DATA BLOCK ->
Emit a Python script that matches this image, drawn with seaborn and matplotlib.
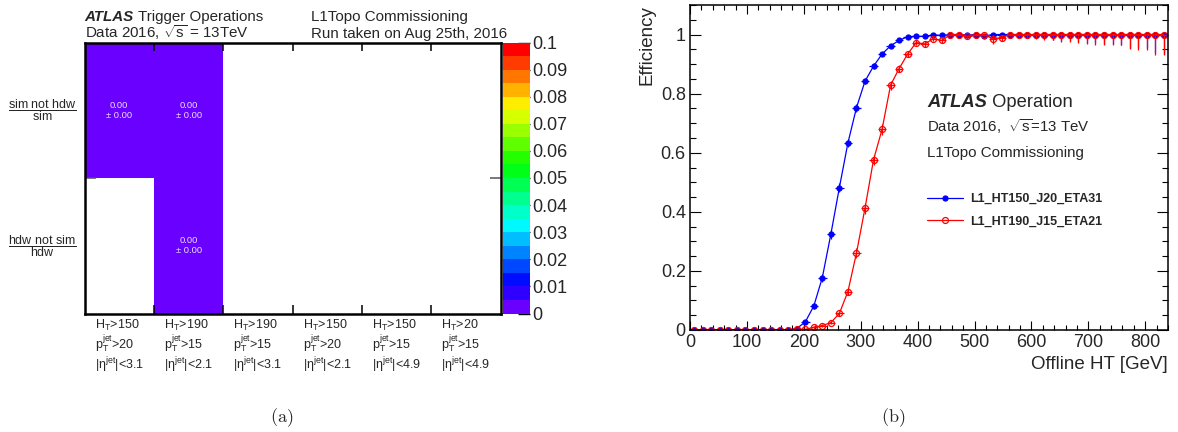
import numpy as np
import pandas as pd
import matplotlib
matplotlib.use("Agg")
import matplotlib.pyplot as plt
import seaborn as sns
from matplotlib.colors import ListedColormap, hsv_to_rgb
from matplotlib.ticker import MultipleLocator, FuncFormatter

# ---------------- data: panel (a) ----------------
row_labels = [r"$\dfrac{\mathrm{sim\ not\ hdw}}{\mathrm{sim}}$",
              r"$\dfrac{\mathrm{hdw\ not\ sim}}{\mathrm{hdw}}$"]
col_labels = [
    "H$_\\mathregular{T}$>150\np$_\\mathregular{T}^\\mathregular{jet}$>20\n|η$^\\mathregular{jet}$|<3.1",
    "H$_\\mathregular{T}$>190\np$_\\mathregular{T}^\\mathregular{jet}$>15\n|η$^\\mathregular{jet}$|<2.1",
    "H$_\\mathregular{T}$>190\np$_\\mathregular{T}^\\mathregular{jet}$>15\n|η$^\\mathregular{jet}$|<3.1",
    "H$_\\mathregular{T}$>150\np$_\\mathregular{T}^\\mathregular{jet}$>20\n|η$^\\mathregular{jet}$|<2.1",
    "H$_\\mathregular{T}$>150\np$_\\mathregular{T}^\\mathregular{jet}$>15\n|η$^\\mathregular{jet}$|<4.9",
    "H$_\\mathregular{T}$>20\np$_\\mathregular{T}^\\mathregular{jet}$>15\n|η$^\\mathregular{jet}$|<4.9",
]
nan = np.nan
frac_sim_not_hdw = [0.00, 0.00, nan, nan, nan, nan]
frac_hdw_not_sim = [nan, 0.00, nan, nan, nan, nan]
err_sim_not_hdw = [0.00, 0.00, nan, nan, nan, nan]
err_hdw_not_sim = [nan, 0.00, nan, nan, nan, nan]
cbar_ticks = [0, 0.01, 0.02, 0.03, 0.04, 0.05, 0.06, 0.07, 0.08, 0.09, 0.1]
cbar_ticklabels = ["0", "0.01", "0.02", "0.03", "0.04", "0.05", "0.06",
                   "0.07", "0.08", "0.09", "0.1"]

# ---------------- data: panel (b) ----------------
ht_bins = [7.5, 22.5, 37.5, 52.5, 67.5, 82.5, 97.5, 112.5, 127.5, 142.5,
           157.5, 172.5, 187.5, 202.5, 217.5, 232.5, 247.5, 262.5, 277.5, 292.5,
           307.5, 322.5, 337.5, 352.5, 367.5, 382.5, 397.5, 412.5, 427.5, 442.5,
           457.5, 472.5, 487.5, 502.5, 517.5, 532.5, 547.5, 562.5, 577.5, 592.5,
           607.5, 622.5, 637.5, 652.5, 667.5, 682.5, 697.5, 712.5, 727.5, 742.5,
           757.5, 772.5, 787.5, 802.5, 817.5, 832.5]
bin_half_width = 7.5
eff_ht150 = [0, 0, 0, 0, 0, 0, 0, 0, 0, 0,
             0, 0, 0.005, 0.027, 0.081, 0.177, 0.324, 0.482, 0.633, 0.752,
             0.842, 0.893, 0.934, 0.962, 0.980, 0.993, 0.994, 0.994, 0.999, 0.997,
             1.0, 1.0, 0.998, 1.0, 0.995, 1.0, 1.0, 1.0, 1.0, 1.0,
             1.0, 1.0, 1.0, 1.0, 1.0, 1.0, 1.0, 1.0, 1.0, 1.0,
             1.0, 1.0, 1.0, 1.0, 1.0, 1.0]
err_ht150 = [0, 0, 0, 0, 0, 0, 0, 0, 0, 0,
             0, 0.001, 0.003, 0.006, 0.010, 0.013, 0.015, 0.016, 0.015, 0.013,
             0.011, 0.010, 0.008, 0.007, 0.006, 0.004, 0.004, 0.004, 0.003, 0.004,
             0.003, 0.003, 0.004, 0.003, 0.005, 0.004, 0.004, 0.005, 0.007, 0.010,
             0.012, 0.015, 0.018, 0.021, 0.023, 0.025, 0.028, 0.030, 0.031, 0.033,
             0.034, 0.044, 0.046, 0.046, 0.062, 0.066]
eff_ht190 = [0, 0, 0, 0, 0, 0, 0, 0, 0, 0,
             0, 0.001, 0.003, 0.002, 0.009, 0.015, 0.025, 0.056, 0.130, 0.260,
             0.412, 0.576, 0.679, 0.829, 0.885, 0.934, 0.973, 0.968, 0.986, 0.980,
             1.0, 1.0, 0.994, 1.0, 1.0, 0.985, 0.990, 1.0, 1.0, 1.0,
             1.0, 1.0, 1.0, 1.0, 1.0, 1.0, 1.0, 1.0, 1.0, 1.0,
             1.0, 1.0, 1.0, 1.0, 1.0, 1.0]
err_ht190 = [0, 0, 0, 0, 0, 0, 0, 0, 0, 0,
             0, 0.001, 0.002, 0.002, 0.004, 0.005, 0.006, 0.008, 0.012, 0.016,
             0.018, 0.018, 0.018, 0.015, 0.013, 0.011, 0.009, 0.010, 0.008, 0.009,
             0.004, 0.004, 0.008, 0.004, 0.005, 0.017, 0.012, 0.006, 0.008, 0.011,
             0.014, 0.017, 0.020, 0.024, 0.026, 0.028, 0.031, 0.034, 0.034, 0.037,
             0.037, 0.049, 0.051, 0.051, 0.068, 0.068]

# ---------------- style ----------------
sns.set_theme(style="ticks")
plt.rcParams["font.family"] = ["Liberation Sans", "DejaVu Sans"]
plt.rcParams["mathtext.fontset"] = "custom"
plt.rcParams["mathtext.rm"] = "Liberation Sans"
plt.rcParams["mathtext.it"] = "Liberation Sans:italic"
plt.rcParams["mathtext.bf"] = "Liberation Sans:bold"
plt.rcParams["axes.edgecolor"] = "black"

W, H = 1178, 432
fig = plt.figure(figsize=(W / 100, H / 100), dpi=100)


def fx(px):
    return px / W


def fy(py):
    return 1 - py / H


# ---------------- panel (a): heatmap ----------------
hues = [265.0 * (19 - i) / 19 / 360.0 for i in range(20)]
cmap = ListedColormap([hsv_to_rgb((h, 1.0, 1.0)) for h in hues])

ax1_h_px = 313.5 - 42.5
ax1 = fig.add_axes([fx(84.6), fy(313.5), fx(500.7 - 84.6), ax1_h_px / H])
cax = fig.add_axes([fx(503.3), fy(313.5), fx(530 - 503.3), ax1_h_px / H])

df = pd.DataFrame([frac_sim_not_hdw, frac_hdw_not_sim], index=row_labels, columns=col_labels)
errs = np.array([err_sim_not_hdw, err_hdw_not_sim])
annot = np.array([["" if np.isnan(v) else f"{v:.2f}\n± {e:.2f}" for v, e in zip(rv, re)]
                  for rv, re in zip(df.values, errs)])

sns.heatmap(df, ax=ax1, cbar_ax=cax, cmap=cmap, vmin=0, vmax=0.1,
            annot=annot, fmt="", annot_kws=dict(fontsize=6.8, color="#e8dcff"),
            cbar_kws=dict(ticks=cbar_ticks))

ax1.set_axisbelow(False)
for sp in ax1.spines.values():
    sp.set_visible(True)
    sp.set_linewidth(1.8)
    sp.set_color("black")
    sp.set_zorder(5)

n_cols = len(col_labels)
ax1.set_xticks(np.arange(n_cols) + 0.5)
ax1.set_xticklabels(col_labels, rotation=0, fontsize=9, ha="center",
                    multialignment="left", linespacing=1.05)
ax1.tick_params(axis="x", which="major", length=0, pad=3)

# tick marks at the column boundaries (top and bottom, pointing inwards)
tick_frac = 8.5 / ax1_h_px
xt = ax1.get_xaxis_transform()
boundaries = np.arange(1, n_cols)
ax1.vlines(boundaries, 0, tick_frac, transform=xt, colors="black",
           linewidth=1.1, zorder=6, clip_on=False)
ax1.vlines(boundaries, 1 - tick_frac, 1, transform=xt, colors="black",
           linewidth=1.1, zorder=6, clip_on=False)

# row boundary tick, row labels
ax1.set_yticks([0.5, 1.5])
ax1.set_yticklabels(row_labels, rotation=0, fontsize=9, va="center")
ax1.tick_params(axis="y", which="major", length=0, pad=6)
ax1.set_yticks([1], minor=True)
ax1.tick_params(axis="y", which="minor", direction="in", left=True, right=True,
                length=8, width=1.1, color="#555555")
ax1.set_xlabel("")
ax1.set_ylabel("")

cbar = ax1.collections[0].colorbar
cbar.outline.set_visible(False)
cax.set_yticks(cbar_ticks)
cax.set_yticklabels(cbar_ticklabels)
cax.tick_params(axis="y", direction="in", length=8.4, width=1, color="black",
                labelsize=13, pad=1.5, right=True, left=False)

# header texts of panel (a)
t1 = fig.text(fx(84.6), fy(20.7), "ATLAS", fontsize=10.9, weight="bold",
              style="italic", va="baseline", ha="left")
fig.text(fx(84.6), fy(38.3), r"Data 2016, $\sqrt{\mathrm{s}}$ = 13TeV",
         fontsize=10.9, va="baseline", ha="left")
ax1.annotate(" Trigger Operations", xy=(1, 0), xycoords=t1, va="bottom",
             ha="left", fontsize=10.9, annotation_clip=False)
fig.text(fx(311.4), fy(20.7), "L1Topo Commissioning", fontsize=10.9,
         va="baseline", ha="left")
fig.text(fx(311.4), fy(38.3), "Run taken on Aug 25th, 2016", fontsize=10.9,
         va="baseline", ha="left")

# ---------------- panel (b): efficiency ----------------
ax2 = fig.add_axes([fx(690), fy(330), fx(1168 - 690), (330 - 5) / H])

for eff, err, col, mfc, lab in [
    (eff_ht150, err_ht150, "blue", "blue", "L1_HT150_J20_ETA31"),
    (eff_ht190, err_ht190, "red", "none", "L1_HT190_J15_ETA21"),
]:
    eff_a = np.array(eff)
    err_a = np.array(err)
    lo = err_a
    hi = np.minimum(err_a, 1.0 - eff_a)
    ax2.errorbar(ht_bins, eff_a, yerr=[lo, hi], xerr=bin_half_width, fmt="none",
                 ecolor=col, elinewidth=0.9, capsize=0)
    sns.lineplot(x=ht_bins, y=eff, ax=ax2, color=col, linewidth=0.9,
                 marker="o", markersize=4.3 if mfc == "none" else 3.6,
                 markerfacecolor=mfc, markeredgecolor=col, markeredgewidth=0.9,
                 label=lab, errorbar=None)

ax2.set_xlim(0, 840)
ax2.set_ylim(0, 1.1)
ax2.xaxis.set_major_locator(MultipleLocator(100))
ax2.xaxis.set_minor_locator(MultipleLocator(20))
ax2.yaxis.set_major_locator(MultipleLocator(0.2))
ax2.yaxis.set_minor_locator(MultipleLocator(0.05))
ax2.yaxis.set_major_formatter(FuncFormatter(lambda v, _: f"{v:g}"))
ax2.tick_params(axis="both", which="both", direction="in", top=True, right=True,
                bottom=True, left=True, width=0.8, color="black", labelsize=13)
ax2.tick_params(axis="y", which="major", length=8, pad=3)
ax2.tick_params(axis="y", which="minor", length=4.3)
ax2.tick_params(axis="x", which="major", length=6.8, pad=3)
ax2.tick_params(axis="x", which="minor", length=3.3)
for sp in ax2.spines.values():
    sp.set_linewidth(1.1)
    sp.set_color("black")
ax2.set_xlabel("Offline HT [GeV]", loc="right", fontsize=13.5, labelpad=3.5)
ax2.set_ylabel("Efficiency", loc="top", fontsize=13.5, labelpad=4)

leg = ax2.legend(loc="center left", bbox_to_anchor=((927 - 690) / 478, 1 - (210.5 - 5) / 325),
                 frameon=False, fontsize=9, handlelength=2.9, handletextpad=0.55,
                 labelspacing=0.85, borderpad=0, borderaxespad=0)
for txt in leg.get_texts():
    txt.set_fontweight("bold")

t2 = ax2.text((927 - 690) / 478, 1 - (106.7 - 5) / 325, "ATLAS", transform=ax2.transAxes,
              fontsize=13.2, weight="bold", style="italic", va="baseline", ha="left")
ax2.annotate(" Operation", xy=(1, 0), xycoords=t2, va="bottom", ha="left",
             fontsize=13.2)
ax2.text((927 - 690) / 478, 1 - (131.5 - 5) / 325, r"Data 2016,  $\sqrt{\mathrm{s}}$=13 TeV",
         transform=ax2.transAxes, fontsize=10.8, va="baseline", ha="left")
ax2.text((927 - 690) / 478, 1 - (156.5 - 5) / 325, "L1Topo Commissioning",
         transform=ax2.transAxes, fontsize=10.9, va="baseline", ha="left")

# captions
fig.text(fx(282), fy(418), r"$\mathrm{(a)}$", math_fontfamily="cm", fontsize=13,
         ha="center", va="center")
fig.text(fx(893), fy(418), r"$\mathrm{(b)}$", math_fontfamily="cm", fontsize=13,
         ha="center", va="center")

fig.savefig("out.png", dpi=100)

WHAT THIS TASK INVOLVES ->
Copy nothing but the lines from the top of the data down to the line containing "from matplotlib.ticker import", and leave the pictures out.

TASK OUTPUT ->
Emit a Python script that matches this image, drawn with seaborn and matplotlib.
import numpy as np
import pandas as pd
import matplotlib
matplotlib.use("Agg")
import matplotlib.pyplot as plt
import seaborn as sns
from matplotlib.colors import ListedColormap, hsv_to_rgb
from matplotlib.ticker import MultipleLocator, FuncFormatter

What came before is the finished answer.